Executive recommendations for governance maturity
First, treat integration governance as a product capability, not a side project owned only by engineering. It should have executive sponsorship across product, operations, security, finance, and partner leadership. Second, define a platform governance council that approves standards for APIs, events, identity, data retention, and partner deployment models. Third, measure governance outcomes in business terms such as onboarding cycle time, failed sync rate, support cost per tenant, renewal risk exposure, and implementation margin.
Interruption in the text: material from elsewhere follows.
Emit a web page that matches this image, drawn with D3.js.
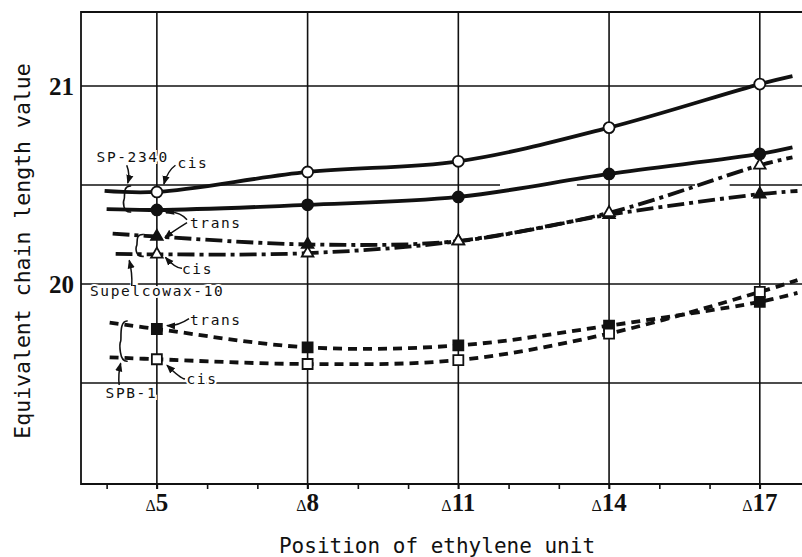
<!DOCTYPE html>
<html>
<head>
<meta charset="utf-8">
<script src="https://cdn.jsdelivr.net/npm/d3@7"></script>
<style>
  body { margin: 0; background: #fff; }
  svg { display: block; }
</style>
</head>
<body>
<div id="chart"></div>
<script>
// positions of the ethylene unit (x) and tick labels
var positions = [5, 8, 11, 14, 17];
var tickLabels = ["5", "8", "11", "14", "17"];
var yTicks = [21, 20];
var gridY = [21, 20.5, 20, 19.5];

// equivalent chain length values
var spCis    = [20.465, 20.566, 20.62, 20.79, 21.01];
var spTrans  = [20.374, 20.40, 20.44, 20.556, 20.657];
var swTrans  = [20.24, 20.20, 20.217, 20.35, 20.454];
var swCis    = [20.15, 20.156, 20.217, 20.36, 20.60];
var spbTrans = [19.773, 19.68, 19.69, 19.79, 19.91];
var spbCis   = [19.62, 19.596, 19.616, 19.75, 19.96];

// where each drawn curve starts / stops
// order: spCis, spTrans, swTrans, swCis, spbTrans, spbCis
var lineStartX = [3.96, 4.0, 4.12, 4.18, 4.06, 4.06];
var lineStartY = [20.47, 20.378, 20.255, 20.152, 19.805, 19.63];
var lineEndX   = [17.65, 17.65, 17.75, 17.65, 17.75, 17.75];
var lineEndY   = [21.05, 20.69, 20.47, 20.64, 19.955, 20.02];

// gaps in the 20.5 grid line of the original
var gridGaps = [[11.83, 13.36], [15.71, 16.4]];

var width = 802, height = 557;
var margin = { top: 12, left: 81, bottom: 73 };

var svg = d3.select("#chart")
    .append("svg")
    .attr("width", width)
    .attr("height", height);

var x = d3.scaleLinear()
    .domain([3.49, 17.84])
    .range([margin.left, width]);

var y = d3.scaleLinear()
    .domain([18.99, 21.374])
    .range([height - margin.bottom, margin.top]);

var x0 = x.range()[0], x1 = x.range()[1];
var yb = y.range()[0], yt = y.range()[1];

// grid
var grid = svg.append("g").attr("stroke", "#111").attr("stroke-width", 1.6);
positions.forEach(function (p) {
    grid.append("line")
        .attr("x1", x(p)).attr("x2", x(p))
        .attr("y1", yt).attr("y2", yb + 5);
});
gridY.forEach(function (v) {
    var segs = [[x.domain()[0], x.domain()[1]]];
    if (v == 20.5) {
        segs = [];
        var s = x.domain()[0];
        gridGaps.forEach(function (g) { segs.push([s, g[0]]); s = g[1]; });
        segs.push([s, x.domain()[1]]);
    }
    segs.forEach(function (sg) {
        grid.append("line")
            .attr("x1", x(sg[0])).attr("x2", x(sg[1]))
            .attr("y1", y(v)).attr("y2", y(v));
    });
});

// frame (left, top, bottom)
svg.append("path")
    .attr("d", "M" + x1 + "," + yt + "H" + x0 + "V" + yb + "H" + x1)
    .attr("fill", "none")
    .attr("stroke", "#111")
    .attr("stroke-width", 1.8);

// minor ticks on the bottom axis
svg.append("g")
    .attr("transform", "translate(0," + yb + ")")
    .call(d3.axisBottom(x).tickValues(d3.range(4, 18)).tickSize(5).tickFormat(""))
    .call(function (g) { g.select(".domain").remove(); })
    .selectAll("line").attr("stroke", "#111").attr("stroke-width", 1.6);

// x tick labels
var xl = svg.append("g");
positions.forEach(function (p, i) {
    var t = xl.append("text")
        .attr("x", x(p))
        .attr("y", yb + 27)
        .attr("text-anchor", "middle")
        .attr("font-family", "Liberation Serif, serif")
        .attr("fill", "#111");
    t.append("tspan").attr("font-size", 16).text("\u0394");
    t.append("tspan").attr("font-size", 25).attr("font-weight", "bold").text(tickLabels[i]);
});

// y tick labels
yTicks.forEach(function (v) {
    svg.append("text")
        .attr("x", x0 - 7)
        .attr("y", y(v) + 9)
        .attr("text-anchor", "end")
        .attr("font-family", "Liberation Serif, serif")
        .attr("font-weight", "bold")
        .attr("font-size", 25)
        .attr("fill", "#111")
        .text(v);
});

// axis titles
svg.append("text")
    .attr("x", 437)
    .attr("y", 553)
    .attr("text-anchor", "middle")
    .attr("font-family", "DejaVu Sans Mono, monospace")
    .attr("font-size", 21)
    .attr("fill", "#111")
    .text("Position of ethylene unit");

svg.append("text")
    .attr("transform", "translate(30,251) rotate(-90)")
    .attr("text-anchor", "middle")
    .attr("font-family", "DejaVu Sans Mono, monospace")
    .attr("font-size", 21.5)
    .attr("fill", "#111")
    .text("Equivalent chain length value");

// curves
var series = [
    { values: spCis,    dash: null,          fill: "#fff", shape: "circle" },
    { values: spTrans,  dash: null,          fill: "#111", shape: "circle" },
    { values: swTrans,  dash: "17,5,4,5",    fill: "#111", shape: "triangle" },
    { values: swCis,    dash: "17,5,4,5",    fill: "#fff", shape: "triangle" },
    { values: spbTrans, dash: "9,6",         fill: "#111", shape: "square" },
    { values: spbCis,   dash: "9,6",         fill: "#fff", shape: "square" }
];

var line = d3.line()
    .x(function (d) { return x(d[0]); })
    .y(function (d) { return y(d[1]); })
    .curve(d3.curveCatmullRom.alpha(0.5));

series.forEach(function (s, i) {
    var pts = [[lineStartX[i], lineStartY[i]]];
    positions.forEach(function (p, j) { pts.push([p, s.values[j]]); });
    pts.push([lineEndX[i], lineEndY[i]]);
    svg.append("path")
        .datum(pts)
        .attr("d", line)
        .attr("fill", "none")
        .attr("stroke", "#111")
        .attr("stroke-width", 3.8)
        .attr("stroke-dasharray", s.dash);
});

// annotations (labels, arrows, braces)
var defs = svg.append("defs");
defs.append("marker")
    .attr("id", "ah")
    .attr("viewBox", "0 0 10 10")
    .attr("refX", 9).attr("refY", 5)
    .attr("markerWidth", 6).attr("markerHeight", 6)
    .attr("orient", "auto")
    .append("path")
    .attr("d", "M0,1L10,5L0,9z")
    .attr("fill", "#111");

var ann = svg.append("g");

function label(txt, ux, uy) {
    ann.append("text")
        .attr("x", x(ux)).attr("y", y(uy))
        .attr("font-family", "DejaVu Sans Mono, monospace")
        .attr("font-size", 14.5)
        .attr("letter-spacing", 1.6)
        .attr("fill", "#111")
        .attr("stroke", "#fff")
        .attr("stroke-width", 4)
        .attr("paint-order", "stroke")
        .text(txt);
}

// arrow from one point to another, cdx/cdy bend the control point (px)
function arrow(ax, ay, bx, by, cdx, cdy) {
    var p0 = [x(ax), y(ay)], p1 = [x(bx), y(by)];
    var c = [(p0[0] + p1[0]) / 2 + cdx, (p0[1] + p1[1]) / 2 + cdy];
    ann.append("path")
        .attr("d", "M" + p0 + "Q" + c + " " + p1)
        .attr("fill", "none")
        .attr("stroke", "#111")
        .attr("stroke-width", 1.5)
        .attr("marker-end", "url(#ah)");
}

function brace(ux, top, bot) {
    var bx = x(ux), t = y(top), b = y(bot), m = (t + b) / 2;
    ann.append("path")
        .attr("d", "M" + (bx + 7) + "," + (t - 2) + "C" + (bx - 2) + "," + (t - 3) + " " + (bx + 1) + "," + (m - 2) + " " + bx + "," + m +
            "C" + (bx - 1) + "," + (m + 2) + " " + (bx - 2) + "," + (b + 3) + " " + (bx + 7) + "," + (b + 2))
        .attr("fill", "none")
        .attr("stroke", "#111")
        .attr("stroke-width", 1.6);
}

brace(4.35, spCis[0] + 0.02, spTrans[0]);
brace(4.6, swTrans[0], swCis[0]);
brace(4.28, spbTrans[0] + 0.03, spbCis[0]);

label("SP-2340", 3.8, 20.615);
label("cis", 5.41, 20.585);
label("trans", 5.66, 20.285);
label("cis", 5.5, 20.05);
label("Supelcowax-10", 3.67, 19.94);
label("trans", 5.66, 19.795);
label("cis", 5.59, 19.497);
label("SPB-1", 3.98, 19.425);

arrow(4.4, 20.6, 4.42, 20.51, 3, 0);
arrow(5.37, 20.6, 5.14, 20.505, -2, -4);
arrow(5.6, 20.325, 5.18, 20.36, 2, -6);
arrow(5.6, 20.31, 5.16, 20.235, -4, 2);
arrow(5.5, 20.08, 5.17, 20.135, 2, 6);
arrow(4.5, 19.99, 4.45, 20.12, 2, 0);
arrow(5.64, 19.825, 5.2, 19.79, 0, 4);
arrow(5.56, 19.52, 5.2, 19.59, 4, 6);
arrow(4.25, 19.49, 4.28, 19.6, -2, 0);

// markers
var sym = {
    circle: d3.symbol().type(d3.symbolCircle).size(Math.PI * 30),
    triangle: d3.symbol().type(d3.symbolTriangle).size(58),
    square: d3.symbol().type(d3.symbolSquare).size(100)
};

series.forEach(function (s) {
    svg.append("g")
        .selectAll("path")
        .data(s.values)
        .enter()
        .append("path")
        .attr("transform", function (d, j) {
            return "translate(" + x(positions[j]) + "," + y(d) + ")";
        })
        .attr("d", sym[s.shape]())
        .attr("fill", s.fill)
        .attr("stroke", "#111")
        .attr("stroke-width", 1.8);
});
</script>
</body>
</html>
Fourth, design for controlled extensibility. Finance ecosystems need flexibility, but unmanaged customization creates long-term operational debt. Fifth, invest in observability that maps technical failures to customer and revenue impact. Finally, align governance with monetization. Providers that offer embedded ERP, OEM finance modules, or white-label operations should package governed integration capabilities as part of their enterprise value proposition, not as invisible back-office plumbing.
The strategic payoff
Strong platform integration governance improves more than compliance posture. It enables faster partner onboarding, more reliable subscription operations, cleaner analytics, lower support burden, and better customer lifecycle orchestration. It also gives finance software providers a stronger foundation for multi-tenant scale, cross-border expansion, and embedded ERP ecosystem growth.
For SysGenPro, this is the broader modernization message: finance software leaders need governance that is engineered into the platform, automated through operations, and aligned to recurring revenue outcomes. In a market where customers expect connected business systems rather than isolated tools, governance becomes a competitive capability. It is how enterprise SaaS platforms scale without losing control.